My wife is an excellent example of a non-tech user. I surreptitiously
installed Office 2007 on her computer when I upgraded her HD and reinstalled
Windows. She hated it at first because it was different than what she was used
to (Office XP). She hates change as most people do. But as she used it, she
got used to the new UI and now has said she loves it and wishes more of her
programs worked that way.

I hate to sound like a Microsoft homer, but seriously, the ribbon UI is one of
the more innovative and fresh ideas to come out of Redmond lately.

------
GeneralMaximus
MS should take some time to write an HIG document and put it online for
everyone to see.
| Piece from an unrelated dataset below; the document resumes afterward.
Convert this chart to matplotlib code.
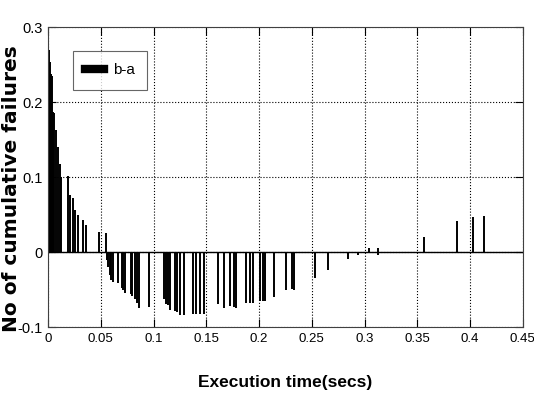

That would help a lot.

I also hope MS uses fewer "violent" colors in Win7. I'm a Mac user, and I love
the way the Mac UI just recedes into the background with gray as it's
dominating color. I don't like the reds and greens in the Vista UI. Of course,
I could turn on classic mode, but why should I have to do that? I like the
modern Aero UI, and I want to keep it - sans the violent colors.

All those horrid bright colors make the Vista UI distracting, especially for
someone who spends a lot of time in CLI environments.

------
duncanj
Is she being set up for the Carly Fiorina award?

------
ktharavaad
>>> create a good user experience <<< >>> User interface is customer service
for the computer <<< >>> centralized planning, in contrast with the old
culture that let Windows subgroups set their own agendas <<<

seems like to me that not only are they moving towards a more "mac-like" focus
on user interface, easier-to-use software. They are also copying apple's
approach to software/hardware design, which is centralized around steve jobs.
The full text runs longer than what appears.